Data extract:

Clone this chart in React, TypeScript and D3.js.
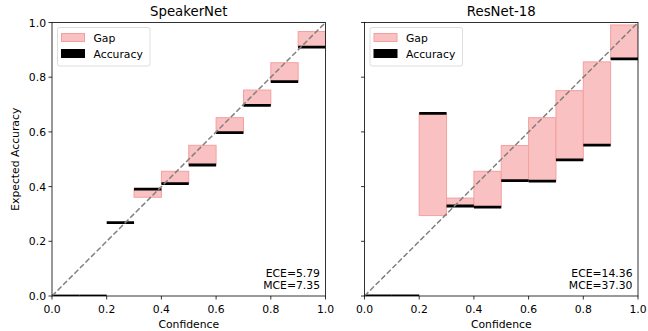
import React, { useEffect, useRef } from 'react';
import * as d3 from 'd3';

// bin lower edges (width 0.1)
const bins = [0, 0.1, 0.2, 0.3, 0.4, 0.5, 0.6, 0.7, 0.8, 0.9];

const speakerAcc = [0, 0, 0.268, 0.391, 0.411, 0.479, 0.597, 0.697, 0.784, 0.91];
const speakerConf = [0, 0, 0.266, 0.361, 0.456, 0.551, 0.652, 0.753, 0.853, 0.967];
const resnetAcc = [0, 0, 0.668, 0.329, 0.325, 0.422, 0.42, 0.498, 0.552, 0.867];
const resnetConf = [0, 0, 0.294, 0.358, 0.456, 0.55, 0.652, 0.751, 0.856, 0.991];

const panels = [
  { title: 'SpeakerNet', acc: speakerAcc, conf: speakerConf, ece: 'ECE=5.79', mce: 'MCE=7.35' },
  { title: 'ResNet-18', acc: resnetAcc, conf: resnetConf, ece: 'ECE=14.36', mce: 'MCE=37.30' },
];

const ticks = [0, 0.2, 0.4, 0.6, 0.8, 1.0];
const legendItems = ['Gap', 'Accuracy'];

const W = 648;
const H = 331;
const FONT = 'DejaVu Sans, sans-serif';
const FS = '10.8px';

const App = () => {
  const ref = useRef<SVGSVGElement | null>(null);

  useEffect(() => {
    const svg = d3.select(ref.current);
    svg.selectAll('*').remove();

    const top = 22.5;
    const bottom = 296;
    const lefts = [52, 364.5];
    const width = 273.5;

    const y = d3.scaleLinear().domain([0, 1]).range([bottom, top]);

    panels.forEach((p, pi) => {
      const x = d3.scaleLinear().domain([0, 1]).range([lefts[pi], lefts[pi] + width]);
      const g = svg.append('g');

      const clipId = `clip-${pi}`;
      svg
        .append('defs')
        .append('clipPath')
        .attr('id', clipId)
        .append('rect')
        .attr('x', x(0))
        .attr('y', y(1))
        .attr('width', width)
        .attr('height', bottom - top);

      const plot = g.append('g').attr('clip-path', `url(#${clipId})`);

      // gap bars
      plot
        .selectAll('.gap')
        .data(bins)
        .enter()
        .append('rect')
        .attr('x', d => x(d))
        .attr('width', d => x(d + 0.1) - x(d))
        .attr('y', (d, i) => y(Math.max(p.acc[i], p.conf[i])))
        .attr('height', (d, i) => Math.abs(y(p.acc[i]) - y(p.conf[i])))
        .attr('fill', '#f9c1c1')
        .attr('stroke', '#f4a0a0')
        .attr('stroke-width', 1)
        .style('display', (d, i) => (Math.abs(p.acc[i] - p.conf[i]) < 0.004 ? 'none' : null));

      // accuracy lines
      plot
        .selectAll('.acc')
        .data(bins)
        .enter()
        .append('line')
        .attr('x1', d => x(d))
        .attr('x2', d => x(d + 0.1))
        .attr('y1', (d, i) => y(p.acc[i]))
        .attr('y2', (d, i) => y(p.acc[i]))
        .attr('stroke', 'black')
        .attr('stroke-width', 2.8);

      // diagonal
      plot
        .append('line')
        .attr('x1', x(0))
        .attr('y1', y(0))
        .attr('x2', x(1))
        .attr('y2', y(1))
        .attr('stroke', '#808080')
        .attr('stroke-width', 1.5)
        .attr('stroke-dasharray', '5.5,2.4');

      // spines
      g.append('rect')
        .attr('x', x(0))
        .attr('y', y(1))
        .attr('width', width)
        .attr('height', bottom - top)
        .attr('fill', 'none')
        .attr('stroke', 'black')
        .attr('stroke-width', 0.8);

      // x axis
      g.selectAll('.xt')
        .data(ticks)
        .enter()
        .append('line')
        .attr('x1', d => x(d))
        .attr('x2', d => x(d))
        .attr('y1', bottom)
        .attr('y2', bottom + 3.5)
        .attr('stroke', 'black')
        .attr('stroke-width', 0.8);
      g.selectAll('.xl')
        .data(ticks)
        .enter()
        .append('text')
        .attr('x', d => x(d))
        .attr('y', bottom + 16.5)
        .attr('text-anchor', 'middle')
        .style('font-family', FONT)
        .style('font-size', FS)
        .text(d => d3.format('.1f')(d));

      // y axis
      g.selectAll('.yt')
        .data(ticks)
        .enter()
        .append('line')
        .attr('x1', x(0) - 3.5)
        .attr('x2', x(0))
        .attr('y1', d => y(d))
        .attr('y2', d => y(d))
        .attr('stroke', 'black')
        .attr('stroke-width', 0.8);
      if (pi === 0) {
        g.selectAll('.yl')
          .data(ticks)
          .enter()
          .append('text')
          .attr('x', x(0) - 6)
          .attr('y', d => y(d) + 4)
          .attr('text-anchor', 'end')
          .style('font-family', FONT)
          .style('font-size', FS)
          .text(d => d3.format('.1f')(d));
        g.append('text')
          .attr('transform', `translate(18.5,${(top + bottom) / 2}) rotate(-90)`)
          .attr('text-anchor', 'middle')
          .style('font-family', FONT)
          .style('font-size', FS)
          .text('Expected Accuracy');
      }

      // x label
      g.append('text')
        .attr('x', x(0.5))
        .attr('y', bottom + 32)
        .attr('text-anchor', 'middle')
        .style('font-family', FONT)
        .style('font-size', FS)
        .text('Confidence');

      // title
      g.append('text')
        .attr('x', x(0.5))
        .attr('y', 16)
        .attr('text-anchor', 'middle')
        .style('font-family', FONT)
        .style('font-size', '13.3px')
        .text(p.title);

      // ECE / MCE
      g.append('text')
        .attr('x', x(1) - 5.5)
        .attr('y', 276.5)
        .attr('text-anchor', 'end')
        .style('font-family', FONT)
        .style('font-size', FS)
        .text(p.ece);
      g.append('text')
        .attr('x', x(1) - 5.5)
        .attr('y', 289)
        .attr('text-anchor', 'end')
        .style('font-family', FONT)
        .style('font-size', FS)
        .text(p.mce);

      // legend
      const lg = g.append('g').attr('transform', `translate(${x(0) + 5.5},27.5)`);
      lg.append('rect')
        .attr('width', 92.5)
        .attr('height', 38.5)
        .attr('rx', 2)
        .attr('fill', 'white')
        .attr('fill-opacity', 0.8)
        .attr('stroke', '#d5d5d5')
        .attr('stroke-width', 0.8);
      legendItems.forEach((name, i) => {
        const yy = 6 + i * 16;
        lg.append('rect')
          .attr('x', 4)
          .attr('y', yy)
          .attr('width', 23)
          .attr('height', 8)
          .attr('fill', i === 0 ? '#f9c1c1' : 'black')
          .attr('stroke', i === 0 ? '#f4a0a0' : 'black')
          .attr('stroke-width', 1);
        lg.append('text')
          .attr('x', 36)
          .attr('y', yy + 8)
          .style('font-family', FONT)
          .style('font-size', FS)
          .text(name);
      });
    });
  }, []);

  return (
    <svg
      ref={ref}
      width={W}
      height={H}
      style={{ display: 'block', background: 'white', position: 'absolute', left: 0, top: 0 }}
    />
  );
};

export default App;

Problem statement: Repeat the lines above, starting at the first and stopping after the line that holds "const legendItems = ['Gap', 'Accuracy'];", with the pictures left out.

Task response:
Clone this chart in React, TypeScript and D3.js.
import React, { useEffect, useRef } from 'react';
import * as d3 from 'd3';

// bin lower edges (width 0.1)
const bins = [0, 0.1, 0.2, 0.3, 0.4, 0.5, 0.6, 0.7, 0.8, 0.9];

const speakerAcc = [0, 0, 0.268, 0.391, 0.411, 0.479, 0.597, 0.697, 0.784, 0.91];
const speakerConf = [0, 0, 0.266, 0.361, 0.456, 0.551, 0.652, 0.753, 0.853, 0.967];
const resnetAcc = [0, 0, 0.668, 0.329, 0.325, 0.422, 0.42, 0.498, 0.552, 0.867];
const resnetConf = [0, 0, 0.294, 0.358, 0.456, 0.55, 0.652, 0.751, 0.856, 0.991];

const panels = [
  { title: 'SpeakerNet', acc: speakerAcc, conf: speakerConf, ece: 'ECE=5.79', mce: 'MCE=7.35' },
  { title: 'ResNet-18', acc: resnetAcc, conf: resnetConf, ece: 'ECE=14.36', mce: 'MCE=37.30' },
];

const ticks = [0, 0.2, 0.4, 0.6, 0.8, 1.0];
const legendItems = ['Gap', 'Accuracy'];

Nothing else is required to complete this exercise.